In 2015 zijn rioolinspecties uitgevoerd om de onderhoudsstaat van de oudere riolen te toetsen. Hierbij is ook de riolering in het MEO-terrein in kaart gebracht en geïnspecteerd. Op basis van de resultaten is een maatregelenplan gemaakt, waarbij is vastgesteld of de riolering nog kan blijven liggen, of plaatselijke reparatie nodig is, of de riolering gerelined moeten worden of dat deze volledig vervangen moet worden. Deze cyclus van inspecteren, interpreteren, uitvoeren en controleren is een doorlopende activiteit. In 2017 worden nieuwe rioolinspecties uitgevoerd.

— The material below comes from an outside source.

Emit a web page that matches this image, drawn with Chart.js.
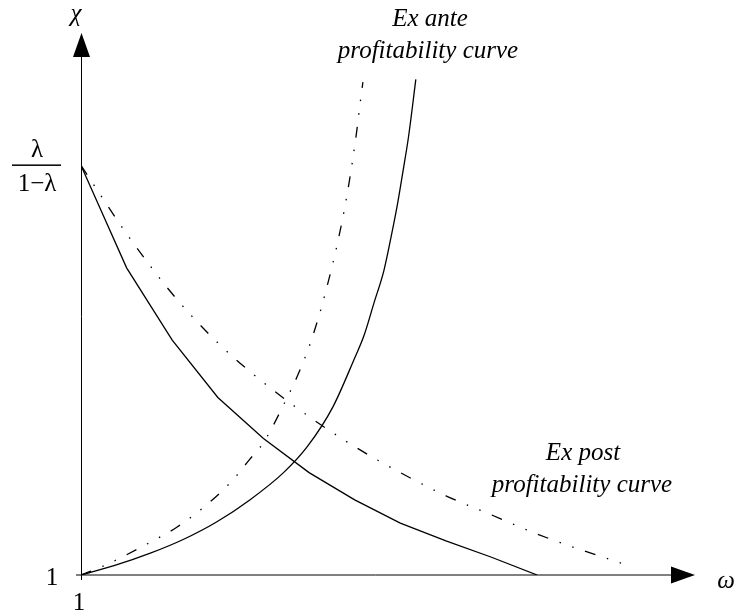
<!DOCTYPE html>
<html>
<head>
<meta charset="utf-8">
<script src="https://cdn.jsdelivr.net/npm/chart.js@4"></script>
<style>
  body { margin: 0; background: #fff; }
</style>
</head>
<body>
<canvas id="chart" width="736" height="614"></canvas>
<script>
// Ex post curves (decreasing in omega)
const postSolidX = [1, 1.5, 2, 2.5, 3, 3.5, 4, 4.5, 5, 5.5, 6];
const postSolidY = [4.00, 3.25, 2.72, 2.30, 2.00, 1.75, 1.55, 1.38, 1.25, 1.13, 1.00];
const postDashX = [1, 1.5, 2, 2.5, 3, 3.5, 4, 4.5, 5, 5.5, 6, 6.5, 7];
const postDashY = [4.00, 3.50, 3.06, 2.70, 2.41, 2.16, 1.94, 1.75, 1.58, 1.44, 1.30, 1.18, 1.07];

// Ex ante curves (increasing in omega)
const anteSolidX = [1, 1.37, 1.76, 2.12, 2.49, 2.85, 3.22, 3.48, 3.76, 4.00, 4.10, 4.21, 4.32, 4.40, 4.47, 4.53, 4.59, 4.67];
const anteSolidY = [1, 1.07, 1.16, 1.26, 1.39, 1.55, 1.75, 1.94, 2.23, 2.59, 2.75, 2.99, 3.23, 3.48, 3.72, 3.96, 4.21, 4.63];
const anteDashX = [1, 1.26, 1.76, 2.05, 2.37, 2.67, 2.84, 3.00, 3.26, 3.38, 3.53, 3.68, 3.84, 3.94, 4.02, 4.07, 4.09];
const anteDashY = [1, 1.07, 1.24, 1.35, 1.51, 1.70, 1.84, 1.97, 2.30, 2.47, 2.73, 3.07, 3.52, 3.88, 4.24, 4.51, 4.61];

const pts = (xs, ys) => xs.map((x, i) => ({ x: x, y: ys[i] }));
const dashDotDot = [11, 12, 1.5, 12, 1.5, 12];

const axesPlugin = {
  id: 'axes',
  afterDraw(chart) {
    const ctx = chart.ctx;
    const a = chart.chartArea;
    ctx.save();
    ctx.strokeStyle = '#000';
    ctx.lineWidth = 1;
    // y axis
    ctx.beginPath();
    ctx.moveTo(a.left + 0.5, a.bottom + 5);
    ctx.lineTo(a.left + 0.5, a.top + 20);
    ctx.stroke();
    // x axis
    ctx.beginPath();
    ctx.moveTo(a.left - 5, a.bottom);
    ctx.lineTo(a.right - 20, a.bottom);
    ctx.stroke();
    // arrow heads
    ctx.fillStyle = '#000';
    ctx.beginPath();
    ctx.moveTo(a.left + 0.5, a.top);
    ctx.lineTo(a.left - 8, a.top + 24);
    ctx.lineTo(a.left + 9, a.top + 24);
    ctx.closePath();
    ctx.fill();
    ctx.beginPath();
    ctx.moveTo(a.right, a.bottom);
    ctx.lineTo(a.right - 24, a.bottom - 8.5);
    ctx.lineTo(a.right - 24, a.bottom + 8.5);
    ctx.closePath();
    ctx.fill();

    // labels
    ctx.textAlign = 'center';
    ctx.textBaseline = 'middle';
    ctx.font = 'italic 25px "Liberation Serif"';
    ctx.fillText('\u03C7', 76, 14);
    ctx.fillText('\u03C9', 726, 581);
    ctx.fillText('Ex ante', 430, 19);
    ctx.fillText('profitability curve', 428, 51);
    ctx.fillText('Ex post', 583, 453);
    ctx.fillText('profitability curve', 582, 485);

    ctx.font = '25px "Liberation Serif"';
    const yTop = chart.scales.y.getPixelForValue(postSolidY[0]);
    ctx.fillText('\u03BB', 37, yTop - 15);
    ctx.fillText('1\u2212\u03BB', 37, yTop + 19);
    ctx.fillRect(12, yTop - 1, 49, 1.5);
    ctx.fillText('1', 52, a.bottom + 3);
    ctx.fillText('1', a.left - 2, a.bottom + 28);
    ctx.restore();
  }
};

new Chart(document.getElementById('chart').getContext('2d'), {
  type: 'line',
  data: {
    datasets: [
      { data: pts(postSolidX, postSolidY), borderColor: '#000', borderWidth: 1.3, tension: 0, pointRadius: 0 },
      { data: pts(postDashX, postDashY), borderColor: '#000', borderWidth: 1.3, borderDash: dashDotDot, cubicInterpolationMode: 'monotone', pointRadius: 0 },
      { data: pts(anteSolidX, anteSolidY), borderColor: '#000', borderWidth: 1.3, cubicInterpolationMode: 'monotone', pointRadius: 0 },
      { data: pts(anteDashX, anteDashY), borderColor: '#000', borderWidth: 1.3, borderDash: dashDotDot, cubicInterpolationMode: 'monotone', pointRadius: 0 }
    ]
  },
  options: {
    responsive: false,
    animation: false,
    layout: { padding: { left: 81, right: 41, top: 33, bottom: 39 } },
    plugins: { legend: { display: false }, tooltip: { enabled: false } },
    scales: {
      x: { type: 'linear', min: 1, max: 7.73, display: false },
      y: { type: 'linear', min: 1, max: 4.97, display: false }
    }
  },
  plugins: [axesPlugin]
});
</script>
</body>
</html>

Door rioolinspecties ontstaat een steeds scherper beeld van de status van de riolering, terwijl door de steeds groter wordende variëteit aan technische herstelmaatregelen steeds efficiënter de riolering onderhouden kan worden. Hierbij wordt overgegaan naar risico-gestuurd rioolbeheer. Dat leidt er toe dat het rioolbudget naar beneden bijgesteld is naar € 2,5 mln per jaar en dat hiermee voldaan kan worden aan de bestuursafspraken volgens het Bestuursakkoord Water (BAW). In het BAW is immers vastgelegd dat de waterketenpartners (drinkwaterbedrijven, gemeenten vanuit de rioleringstaak en waterschappen vanuit de zuiveringstaak) de verwachte kostenstijging in 2020 naar beneden moeten afbuigen. Voor de gemeenten en waterschappen is een gezamenlijke taakstelling neergelegd van €380 mln minder-meerkosten. Voor de drinkwatermaatschappijen ook nog eens € 70 mln.
Drainage
De laatste jaren is onderzoek verricht naar de ligging van drainage en de onderhoudsstaat van deze drainage. Inmiddels is op dezelfde manier als bij riolering bekend waar drainage ligt en in welke onderhoudsstaat deze zich bevindt. Om grondwateroverlast op te heffen of het ontstaan in de toekomst te voorkomen wordt bij rioolvervanging drainage meegelegd. De hoeveelheid te onderhouden drainage neemt daarom toe.